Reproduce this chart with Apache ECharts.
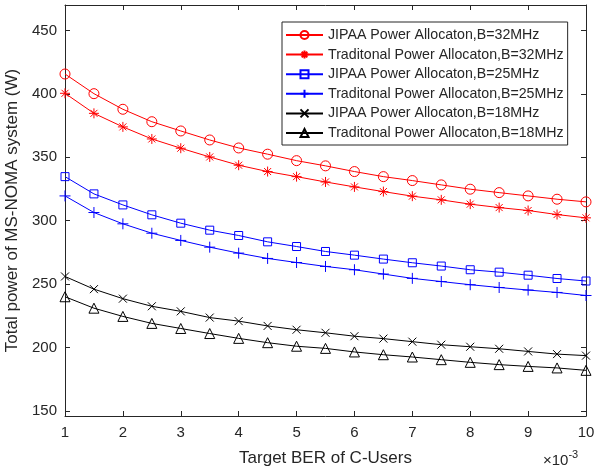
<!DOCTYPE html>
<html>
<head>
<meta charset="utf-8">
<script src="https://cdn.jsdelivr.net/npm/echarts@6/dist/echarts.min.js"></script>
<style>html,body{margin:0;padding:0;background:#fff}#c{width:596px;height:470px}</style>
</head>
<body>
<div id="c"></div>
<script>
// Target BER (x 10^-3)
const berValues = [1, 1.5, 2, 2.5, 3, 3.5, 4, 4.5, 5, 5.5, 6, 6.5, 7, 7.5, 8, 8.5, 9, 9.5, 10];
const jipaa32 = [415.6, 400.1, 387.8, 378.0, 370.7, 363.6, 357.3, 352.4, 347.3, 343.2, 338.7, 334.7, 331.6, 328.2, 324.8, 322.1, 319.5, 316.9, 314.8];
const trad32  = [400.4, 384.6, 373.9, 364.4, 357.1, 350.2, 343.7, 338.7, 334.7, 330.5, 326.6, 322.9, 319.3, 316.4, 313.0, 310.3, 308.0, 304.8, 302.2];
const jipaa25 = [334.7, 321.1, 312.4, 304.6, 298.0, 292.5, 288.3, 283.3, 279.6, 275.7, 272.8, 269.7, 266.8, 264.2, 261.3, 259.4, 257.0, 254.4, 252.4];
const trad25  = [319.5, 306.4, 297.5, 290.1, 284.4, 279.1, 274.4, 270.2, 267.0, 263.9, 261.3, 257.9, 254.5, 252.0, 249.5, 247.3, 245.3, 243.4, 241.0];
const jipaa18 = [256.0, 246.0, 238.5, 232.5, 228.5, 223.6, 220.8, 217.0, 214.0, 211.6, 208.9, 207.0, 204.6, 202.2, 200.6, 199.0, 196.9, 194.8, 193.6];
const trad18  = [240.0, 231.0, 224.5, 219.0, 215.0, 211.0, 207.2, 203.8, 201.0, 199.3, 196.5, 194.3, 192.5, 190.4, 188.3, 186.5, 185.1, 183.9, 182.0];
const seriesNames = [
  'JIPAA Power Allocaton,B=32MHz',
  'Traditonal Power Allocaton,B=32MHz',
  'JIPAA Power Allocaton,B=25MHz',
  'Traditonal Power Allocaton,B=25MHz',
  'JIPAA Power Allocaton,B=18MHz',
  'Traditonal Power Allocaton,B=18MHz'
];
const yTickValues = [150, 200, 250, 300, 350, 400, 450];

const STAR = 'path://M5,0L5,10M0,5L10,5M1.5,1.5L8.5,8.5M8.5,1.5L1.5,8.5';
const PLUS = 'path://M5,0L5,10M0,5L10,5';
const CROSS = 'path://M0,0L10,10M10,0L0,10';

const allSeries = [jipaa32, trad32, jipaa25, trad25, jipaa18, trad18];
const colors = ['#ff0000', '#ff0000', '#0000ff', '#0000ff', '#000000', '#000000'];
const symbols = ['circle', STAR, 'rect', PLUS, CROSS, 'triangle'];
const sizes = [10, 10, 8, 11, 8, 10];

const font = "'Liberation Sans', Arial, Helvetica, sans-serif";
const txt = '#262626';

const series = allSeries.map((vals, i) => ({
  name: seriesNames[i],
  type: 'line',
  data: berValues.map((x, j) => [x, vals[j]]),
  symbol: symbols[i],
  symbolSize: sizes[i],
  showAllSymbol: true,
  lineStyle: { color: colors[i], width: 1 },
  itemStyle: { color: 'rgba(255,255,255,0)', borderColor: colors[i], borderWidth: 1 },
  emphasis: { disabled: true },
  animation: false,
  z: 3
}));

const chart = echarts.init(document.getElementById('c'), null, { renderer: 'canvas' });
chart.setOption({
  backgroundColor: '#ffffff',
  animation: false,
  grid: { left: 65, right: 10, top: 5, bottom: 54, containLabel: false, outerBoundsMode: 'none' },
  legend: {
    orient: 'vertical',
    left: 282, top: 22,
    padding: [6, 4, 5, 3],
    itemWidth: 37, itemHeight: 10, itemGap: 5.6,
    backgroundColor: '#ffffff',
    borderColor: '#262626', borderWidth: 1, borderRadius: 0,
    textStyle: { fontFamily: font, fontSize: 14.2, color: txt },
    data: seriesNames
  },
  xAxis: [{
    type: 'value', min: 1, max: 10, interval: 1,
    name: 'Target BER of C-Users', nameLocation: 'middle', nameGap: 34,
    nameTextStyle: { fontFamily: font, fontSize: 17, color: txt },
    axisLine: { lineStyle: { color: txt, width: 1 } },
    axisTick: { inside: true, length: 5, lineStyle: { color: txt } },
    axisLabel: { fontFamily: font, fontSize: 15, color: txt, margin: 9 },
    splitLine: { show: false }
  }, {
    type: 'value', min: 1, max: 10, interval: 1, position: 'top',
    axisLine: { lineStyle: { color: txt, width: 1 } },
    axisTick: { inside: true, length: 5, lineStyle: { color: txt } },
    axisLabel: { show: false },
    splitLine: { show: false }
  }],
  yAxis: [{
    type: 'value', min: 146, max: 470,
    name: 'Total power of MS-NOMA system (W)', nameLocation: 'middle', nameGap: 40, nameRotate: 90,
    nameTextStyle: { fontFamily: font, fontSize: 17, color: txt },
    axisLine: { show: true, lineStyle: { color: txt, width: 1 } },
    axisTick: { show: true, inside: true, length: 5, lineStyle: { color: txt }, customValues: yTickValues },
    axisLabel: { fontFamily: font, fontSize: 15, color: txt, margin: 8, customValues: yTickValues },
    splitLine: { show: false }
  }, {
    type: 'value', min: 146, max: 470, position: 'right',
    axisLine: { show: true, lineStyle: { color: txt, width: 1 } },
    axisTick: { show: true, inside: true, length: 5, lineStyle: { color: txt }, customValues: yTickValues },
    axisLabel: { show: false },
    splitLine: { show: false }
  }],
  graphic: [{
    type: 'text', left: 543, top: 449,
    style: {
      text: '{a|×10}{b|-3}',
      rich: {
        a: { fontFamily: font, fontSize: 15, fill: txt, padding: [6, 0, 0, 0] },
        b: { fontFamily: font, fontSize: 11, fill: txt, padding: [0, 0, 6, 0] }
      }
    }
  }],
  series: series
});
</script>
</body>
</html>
--
**Task:** Repeat the listing in full and exactly. Leave any pictures out.

**Response to the exercise:**
Reproduce this chart with Apache ECharts.
<!DOCTYPE html>
<html>
<head>
<meta charset="utf-8">
<script src="https://cdn.jsdelivr.net/npm/echarts@6/dist/echarts.min.js"></script>
<style>html,body{margin:0;padding:0;background:#fff}#c{width:596px;height:470px}</style>
</head>
<body>
<div id="c"></div>
<script>
// Target BER (x 10^-3)
const berValues = [1, 1.5, 2, 2.5, 3, 3.5, 4, 4.5, 5, 5.5, 6, 6.5, 7, 7.5, 8, 8.5, 9, 9.5, 10];
const jipaa32 = [415.6, 400.1, 387.8, 378.0, 370.7, 363.6, 357.3, 352.4, 347.3, 343.2, 338.7, 334.7, 331.6, 328.2, 324.8, 322.1, 319.5, 316.9, 314.8];
const trad32  = [400.4, 384.6, 373.9, 364.4, 357.1, 350.2, 343.7, 338.7, 334.7, 330.5, 326.6, 322.9, 319.3, 316.4, 313.0, 310.3, 308.0, 304.8, 302.2];
const jipaa25 = [334.7, 321.1, 312.4, 304.6, 298.0, 292.5, 288.3, 283.3, 279.6, 275.7, 272.8, 269.7, 266.8, 264.2, 261.3, 259.4, 257.0, 254.4, 252.4];
const trad25  = [319.5, 306.4, 297.5, 290.1, 284.4, 279.1, 274.4, 270.2, 267.0, 263.9, 261.3, 257.9, 254.5, 252.0, 249.5, 247.3, 245.3, 243.4, 241.0];
const jipaa18 = [256.0, 246.0, 238.5, 232.5, 228.5, 223.6, 220.8, 217.0, 214.0, 211.6, 208.9, 207.0, 204.6, 202.2, 200.6, 199.0, 196.9, 194.8, 193.6];
const trad18  = [240.0, 231.0, 224.5, 219.0, 215.0, 211.0, 207.2, 203.8, 201.0, 199.3, 196.5, 194.3, 192.5, 190.4, 188.3, 186.5, 185.1, 183.9, 182.0];
const seriesNames = [
  'JIPAA Power Allocaton,B=32MHz',
  'Traditonal Power Allocaton,B=32MHz',
  'JIPAA Power Allocaton,B=25MHz',
  'Traditonal Power Allocaton,B=25MHz',
  'JIPAA Power Allocaton,B=18MHz',
  'Traditonal Power Allocaton,B=18MHz'
];
const yTickValues = [150, 200, 250, 300, 350, 400, 450];

const STAR = 'path://M5,0L5,10M0,5L10,5M1.5,1.5L8.5,8.5M8.5,1.5L1.5,8.5';
const PLUS = 'path://M5,0L5,10M0,5L10,5';
const CROSS = 'path://M0,0L10,10M10,0L0,10';

const allSeries = [jipaa32, trad32, jipaa25, trad25, jipaa18, trad18];
const colors = ['#ff0000', '#ff0000', '#0000ff', '#0000ff', '#000000', '#000000'];
const symbols = ['circle', STAR, 'rect', PLUS, CROSS, 'triangle'];
const sizes = [10, 10, 8, 11, 8, 10];

const font = "'Liberation Sans', Arial, Helvetica, sans-serif";
const txt = '#262626';

const series = allSeries.map((vals, i) => ({
  name: seriesNames[i],
  type: 'line',
  data: berValues.map((x, j) => [x, vals[j]]),
  symbol: symbols[i],
  symbolSize: sizes[i],
  showAllSymbol: true,
  lineStyle: { color: colors[i], width: 1 },
  itemStyle: { color: 'rgba(255,255,255,0)', borderColor: colors[i], borderWidth: 1 },
  emphasis: { disabled: true },
  animation: false,
  z: 3
}));

const chart = echarts.init(document.getElementById('c'), null, { renderer: 'canvas' });
chart.setOption({
  backgroundColor: '#ffffff',
  animation: false,
  grid: { left: 65, right: 10, top: 5, bottom: 54, containLabel: false, outerBoundsMode: 'none' },
  legend: {
    orient: 'vertical',
    left: 282, top: 22,
    padding: [6, 4, 5, 3],
    itemWidth: 37, itemHeight: 10, itemGap: 5.6,
    backgroundColor: '#ffffff',
    borderColor: '#262626', borderWidth: 1, borderRadius: 0,
    textStyle: { fontFamily: font, fontSize: 14.2, color: txt },
    data: seriesNames
  },
  xAxis: [{
    type: 'value', min: 1, max: 10, interval: 1,
    name: 'Target BER of C-Users', nameLocation: 'middle', nameGap: 34,
    nameTextStyle: { fontFamily: font, fontSize: 17, color: txt },
    axisLine: { lineStyle: { color: txt, width: 1 } },
    axisTick: { inside: true, length: 5, lineStyle: { color: txt } },
    axisLabel: { fontFamily: font, fontSize: 15, color: txt, margin: 9 },
    splitLine: { show: false }
  }, {
    type: 'value', min: 1, max: 10, interval: 1, position: 'top',
    axisLine: { lineStyle: { color: txt, width: 1 } },
    axisTick: { inside: true, length: 5, lineStyle: { color: txt } },
    axisLabel: { show: false },
    splitLine: { show: false }
  }],
  yAxis: [{
    type: 'value', min: 146, max: 470,
    name: 'Total power of MS-NOMA system (W)', nameLocation: 'middle', nameGap: 40, nameRotate: 90,
    nameTextStyle: { fontFamily: font, fontSize: 17, color: txt },
    axisLine: { show: true, lineStyle: { color: txt, width: 1 } },
    axisTick: { show: true, inside: true, length: 5, lineStyle: { color: txt }, customValues: yTickValues },
    axisLabel: { fontFamily: font, fontSize: 15, color: txt, margin: 8, customValues: yTickValues },
    splitLine: { show: false }
  }, {
    type: 'value', min: 146, max: 470, position: 'right',
    axisLine: { show: true, lineStyle: { color: txt, width: 1 } },
    axisTick: { show: true, inside: true, length: 5, lineStyle: { color: txt }, customValues: yTickValues },
    axisLabel: { show: false },
    splitLine: { show: false }
  }],
  graphic: [{
    type: 'text', left: 543, top: 449,
    style: {
      text: '{a|×10}{b|-3}',
      rich: {
        a: { fontFamily: font, fontSize: 15, fill: txt, padding: [6, 0, 0, 0] },
        b: { fontFamily: font, fontSize: 11, fill: txt, padding: [0, 0, 6, 0] }
      }
    }
  }],
  series: series
});
</script>
</body>
</html>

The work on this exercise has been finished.